start DATA PROVIDED

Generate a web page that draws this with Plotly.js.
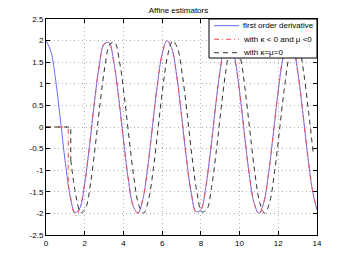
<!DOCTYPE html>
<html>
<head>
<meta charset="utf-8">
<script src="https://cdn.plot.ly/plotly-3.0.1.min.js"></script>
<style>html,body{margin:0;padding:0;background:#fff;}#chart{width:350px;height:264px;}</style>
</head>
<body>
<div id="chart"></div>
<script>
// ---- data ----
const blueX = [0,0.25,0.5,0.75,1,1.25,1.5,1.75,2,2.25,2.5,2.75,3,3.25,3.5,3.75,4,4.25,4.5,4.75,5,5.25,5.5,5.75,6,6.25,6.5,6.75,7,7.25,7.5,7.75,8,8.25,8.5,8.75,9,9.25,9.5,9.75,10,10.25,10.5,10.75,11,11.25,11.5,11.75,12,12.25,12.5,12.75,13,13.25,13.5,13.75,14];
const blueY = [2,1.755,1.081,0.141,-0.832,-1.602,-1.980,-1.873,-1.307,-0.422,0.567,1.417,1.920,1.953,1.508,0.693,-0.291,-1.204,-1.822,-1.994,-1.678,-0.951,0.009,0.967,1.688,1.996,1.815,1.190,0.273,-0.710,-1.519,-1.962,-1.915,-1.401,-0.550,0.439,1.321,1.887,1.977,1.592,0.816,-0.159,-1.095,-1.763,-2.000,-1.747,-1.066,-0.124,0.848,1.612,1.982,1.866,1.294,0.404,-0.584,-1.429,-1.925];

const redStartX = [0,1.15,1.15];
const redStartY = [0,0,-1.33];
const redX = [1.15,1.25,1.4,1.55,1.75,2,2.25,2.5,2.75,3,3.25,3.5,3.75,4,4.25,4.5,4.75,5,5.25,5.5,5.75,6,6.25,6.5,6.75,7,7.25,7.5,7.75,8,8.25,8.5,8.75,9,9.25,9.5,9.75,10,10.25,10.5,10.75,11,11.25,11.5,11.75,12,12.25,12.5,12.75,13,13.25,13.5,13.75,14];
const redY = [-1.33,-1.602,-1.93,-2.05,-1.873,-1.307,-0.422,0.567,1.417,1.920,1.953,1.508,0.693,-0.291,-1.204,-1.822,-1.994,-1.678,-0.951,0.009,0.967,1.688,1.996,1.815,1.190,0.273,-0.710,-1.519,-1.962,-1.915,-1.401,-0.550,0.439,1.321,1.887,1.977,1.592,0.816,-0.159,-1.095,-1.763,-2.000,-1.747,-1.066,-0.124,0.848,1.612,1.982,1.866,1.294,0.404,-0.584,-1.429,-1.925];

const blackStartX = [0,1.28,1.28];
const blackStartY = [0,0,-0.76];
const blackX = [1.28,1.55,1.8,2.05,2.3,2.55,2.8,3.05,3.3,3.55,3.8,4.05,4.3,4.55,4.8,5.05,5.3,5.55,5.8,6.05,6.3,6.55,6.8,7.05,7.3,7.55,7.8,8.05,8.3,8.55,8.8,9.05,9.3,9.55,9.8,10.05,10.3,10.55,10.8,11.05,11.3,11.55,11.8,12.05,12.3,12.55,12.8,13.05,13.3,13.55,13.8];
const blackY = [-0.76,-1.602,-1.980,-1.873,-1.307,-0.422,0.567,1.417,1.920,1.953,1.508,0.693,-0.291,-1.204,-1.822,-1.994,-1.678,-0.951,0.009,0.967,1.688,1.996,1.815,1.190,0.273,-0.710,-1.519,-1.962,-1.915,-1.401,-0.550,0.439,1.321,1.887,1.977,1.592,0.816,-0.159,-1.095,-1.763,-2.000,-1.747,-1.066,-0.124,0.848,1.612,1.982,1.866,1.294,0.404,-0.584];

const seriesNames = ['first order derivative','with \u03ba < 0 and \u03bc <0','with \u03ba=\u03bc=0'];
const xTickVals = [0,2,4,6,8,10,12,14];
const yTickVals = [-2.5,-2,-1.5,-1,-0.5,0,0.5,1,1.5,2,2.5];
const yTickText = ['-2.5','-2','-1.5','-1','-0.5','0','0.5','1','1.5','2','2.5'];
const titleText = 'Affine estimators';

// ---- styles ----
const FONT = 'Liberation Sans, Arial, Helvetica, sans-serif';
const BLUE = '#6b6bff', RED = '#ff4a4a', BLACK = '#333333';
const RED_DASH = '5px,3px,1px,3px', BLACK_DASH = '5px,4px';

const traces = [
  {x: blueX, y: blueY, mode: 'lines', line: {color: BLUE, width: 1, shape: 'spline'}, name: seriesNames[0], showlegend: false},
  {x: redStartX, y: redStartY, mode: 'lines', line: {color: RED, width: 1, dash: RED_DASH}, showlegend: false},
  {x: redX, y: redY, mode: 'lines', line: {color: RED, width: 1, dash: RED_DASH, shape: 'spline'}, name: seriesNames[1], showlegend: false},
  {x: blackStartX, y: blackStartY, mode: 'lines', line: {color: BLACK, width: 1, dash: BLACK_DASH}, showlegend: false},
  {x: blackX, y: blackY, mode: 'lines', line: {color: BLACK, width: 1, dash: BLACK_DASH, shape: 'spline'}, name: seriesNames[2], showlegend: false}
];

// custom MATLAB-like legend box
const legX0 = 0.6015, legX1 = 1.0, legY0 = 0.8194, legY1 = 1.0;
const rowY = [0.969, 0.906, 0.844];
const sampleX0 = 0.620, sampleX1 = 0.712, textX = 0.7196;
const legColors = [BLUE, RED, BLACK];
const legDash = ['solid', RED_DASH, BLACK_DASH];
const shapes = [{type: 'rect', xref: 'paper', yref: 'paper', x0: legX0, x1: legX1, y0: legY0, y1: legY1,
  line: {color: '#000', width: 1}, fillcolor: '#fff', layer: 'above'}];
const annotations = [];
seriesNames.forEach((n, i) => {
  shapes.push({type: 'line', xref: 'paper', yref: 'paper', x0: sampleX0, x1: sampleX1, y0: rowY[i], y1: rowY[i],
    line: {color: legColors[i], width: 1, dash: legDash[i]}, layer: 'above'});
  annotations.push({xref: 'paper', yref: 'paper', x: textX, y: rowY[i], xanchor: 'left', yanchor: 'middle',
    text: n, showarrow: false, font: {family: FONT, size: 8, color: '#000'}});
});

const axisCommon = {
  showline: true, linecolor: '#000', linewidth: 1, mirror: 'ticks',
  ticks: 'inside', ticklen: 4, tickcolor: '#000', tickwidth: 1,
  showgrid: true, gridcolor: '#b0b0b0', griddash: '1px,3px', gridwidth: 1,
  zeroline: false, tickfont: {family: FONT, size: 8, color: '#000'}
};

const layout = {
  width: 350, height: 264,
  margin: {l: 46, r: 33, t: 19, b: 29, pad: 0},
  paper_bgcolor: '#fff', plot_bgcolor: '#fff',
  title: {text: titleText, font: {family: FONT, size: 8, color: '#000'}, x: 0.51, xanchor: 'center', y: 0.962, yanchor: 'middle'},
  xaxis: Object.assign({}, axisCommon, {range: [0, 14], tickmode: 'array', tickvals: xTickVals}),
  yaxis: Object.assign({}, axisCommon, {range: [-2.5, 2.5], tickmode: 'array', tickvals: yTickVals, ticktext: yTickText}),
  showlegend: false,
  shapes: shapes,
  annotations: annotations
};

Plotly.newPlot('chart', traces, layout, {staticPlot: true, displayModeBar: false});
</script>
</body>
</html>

end DATA PROVIDED

EXERCISE AIM.
Transcribe the listing in full and omit the pictures.

WORKED ANSWER.
Generate a web page that draws this with Plotly.js.
<!DOCTYPE html>
<html>
<head>
<meta charset="utf-8">
<script src="https://cdn.plot.ly/plotly-3.0.1.min.js"></script>
<style>html,body{margin:0;padding:0;background:#fff;}#chart{width:350px;height:264px;}</style>
</head>
<body>
<div id="chart"></div>
<script>
// ---- data ----
const blueX = [0,0.25,0.5,0.75,1,1.25,1.5,1.75,2,2.25,2.5,2.75,3,3.25,3.5,3.75,4,4.25,4.5,4.75,5,5.25,5.5,5.75,6,6.25,6.5,6.75,7,7.25,7.5,7.75,8,8.25,8.5,8.75,9,9.25,9.5,9.75,10,10.25,10.5,10.75,11,11.25,11.5,11.75,12,12.25,12.5,12.75,13,13.25,13.5,13.75,14];
const blueY = [2,1.755,1.081,0.141,-0.832,-1.602,-1.980,-1.873,-1.307,-0.422,0.567,1.417,1.920,1.953,1.508,0.693,-0.291,-1.204,-1.822,-1.994,-1.678,-0.951,0.009,0.967,1.688,1.996,1.815,1.190,0.273,-0.710,-1.519,-1.962,-1.915,-1.401,-0.550,0.439,1.321,1.887,1.977,1.592,0.816,-0.159,-1.095,-1.763,-2.000,-1.747,-1.066,-0.124,0.848,1.612,1.982,1.866,1.294,0.404,-0.584,-1.429,-1.925];

const redStartX = [0,1.15,1.15];
const redStartY = [0,0,-1.33];
const redX = [1.15,1.25,1.4,1.55,1.75,2,2.25,2.5,2.75,3,3.25,3.5,3.75,4,4.25,4.5,4.75,5,5.25,5.5,5.75,6,6.25,6.5,6.75,7,7.25,7.5,7.75,8,8.25,8.5,8.75,9,9.25,9.5,9.75,10,10.25,10.5,10.75,11,11.25,11.5,11.75,12,12.25,12.5,12.75,13,13.25,13.5,13.75,14];
const redY = [-1.33,-1.602,-1.93,-2.05,-1.873,-1.307,-0.422,0.567,1.417,1.920,1.953,1.508,0.693,-0.291,-1.204,-1.822,-1.994,-1.678,-0.951,0.009,0.967,1.688,1.996,1.815,1.190,0.273,-0.710,-1.519,-1.962,-1.915,-1.401,-0.550,0.439,1.321,1.887,1.977,1.592,0.816,-0.159,-1.095,-1.763,-2.000,-1.747,-1.066,-0.124,0.848,1.612,1.982,1.866,1.294,0.404,-0.584,-1.429,-1.925];

const blackStartX = [0,1.28,1.28];
const blackStartY = [0,0,-0.76];
const blackX = [1.28,1.55,1.8,2.05,2.3,2.55,2.8,3.05,3.3,3.55,3.8,4.05,4.3,4.55,4.8,5.05,5.3,5.55,5.8,6.05,6.3,6.55,6.8,7.05,7.3,7.55,7.8,8.05,8.3,8.55,8.8,9.05,9.3,9.55,9.8,10.05,10.3,10.55,10.8,11.05,11.3,11.55,11.8,12.05,12.3,12.55,12.8,13.05,13.3,13.55,13.8];
const blackY = [-0.76,-1.602,-1.980,-1.873,-1.307,-0.422,0.567,1.417,1.920,1.953,1.508,0.693,-0.291,-1.204,-1.822,-1.994,-1.678,-0.951,0.009,0.967,1.688,1.996,1.815,1.190,0.273,-0.710,-1.519,-1.962,-1.915,-1.401,-0.550,0.439,1.321,1.887,1.977,1.592,0.816,-0.159,-1.095,-1.763,-2.000,-1.747,-1.066,-0.124,0.848,1.612,1.982,1.866,1.294,0.404,-0.584];

const seriesNames = ['first order derivative','with \u03ba < 0 and \u03bc <0','with \u03ba=\u03bc=0'];
const xTickVals = [0,2,4,6,8,10,12,14];
const yTickVals = [-2.5,-2,-1.5,-1,-0.5,0,0.5,1,1.5,2,2.5];
const yTickText = ['-2.5','-2','-1.5','-1','-0.5','0','0.5','1','1.5','2','2.5'];
const titleText = 'Affine estimators';

// ---- styles ----
const FONT = 'Liberation Sans, Arial, Helvetica, sans-serif';
const BLUE = '#6b6bff', RED = '#ff4a4a', BLACK = '#333333';
const RED_DASH = '5px,3px,1px,3px', BLACK_DASH = '5px,4px';

const traces = [
  {x: blueX, y: blueY, mode: 'lines', line: {color: BLUE, width: 1, shape: 'spline'}, name: seriesNames[0], showlegend: false},
  {x: redStartX, y: redStartY, mode: 'lines', line: {color: RED, width: 1, dash: RED_DASH}, showlegend: false},
  {x: redX, y: redY, mode: 'lines', line: {color: RED, width: 1, dash: RED_DASH, shape: 'spline'}, name: seriesNames[1], showlegend: false},
  {x: blackStartX, y: blackStartY, mode: 'lines', line: {color: BLACK, width: 1, dash: BLACK_DASH}, showlegend: false},
  {x: blackX, y: blackY, mode: 'lines', line: {color: BLACK, width: 1, dash: BLACK_DASH, shape: 'spline'}, name: seriesNames[2], showlegend: false}
];

// custom MATLAB-like legend box
const legX0 = 0.6015, legX1 = 1.0, legY0 = 0.8194, legY1 = 1.0;
const rowY = [0.969, 0.906, 0.844];
const sampleX0 = 0.620, sampleX1 = 0.712, textX = 0.7196;
const legColors = [BLUE, RED, BLACK];
const legDash = ['solid', RED_DASH, BLACK_DASH];
const shapes = [{type: 'rect', xref: 'paper', yref: 'paper', x0: legX0, x1: legX1, y0: legY0, y1: legY1,
  line: {color: '#000', width: 1}, fillcolor: '#fff', layer: 'above'}];
const annotations = [];
seriesNames.forEach((n, i) => {
  shapes.push({type: 'line', xref: 'paper', yref: 'paper', x0: sampleX0, x1: sampleX1, y0: rowY[i], y1: rowY[i],
    line: {color: legColors[i], width: 1, dash: legDash[i]}, layer: 'above'});
  annotations.push({xref: 'paper', yref: 'paper', x: textX, y: rowY[i], xanchor: 'left', yanchor: 'middle',
    text: n, showarrow: false, font: {family: FONT, size: 8, color: '#000'}});
});

const axisCommon = {
  showline: true, linecolor: '#000', linewidth: 1, mirror: 'ticks',
  ticks: 'inside', ticklen: 4, tickcolor: '#000', tickwidth: 1,
  showgrid: true, gridcolor: '#b0b0b0', griddash: '1px,3px', gridwidth: 1,
  zeroline: false, tickfont: {family: FONT, size: 8, color: '#000'}
};

const layout = {
  width: 350, height: 264,
  margin: {l: 46, r: 33, t: 19, b: 29, pad: 0},
  paper_bgcolor: '#fff', plot_bgcolor: '#fff',
  title: {text: titleText, font: {family: FONT, size: 8, color: '#000'}, x: 0.51, xanchor: 'center', y: 0.962, yanchor: 'middle'},
  xaxis: Object.assign({}, axisCommon, {range: [0, 14], tickmode: 'array', tickvals: xTickVals}),
  yaxis: Object.assign({}, axisCommon, {range: [-2.5, 2.5], tickmode: 'array', tickvals: yTickVals, ticktext: yTickText}),
  showlegend: false,
  shapes: shapes,
  annotations: annotations
};

Plotly.newPlot('chart', traces, layout, {staticPlot: true, displayModeBar: false});
</script>
</body>
</html>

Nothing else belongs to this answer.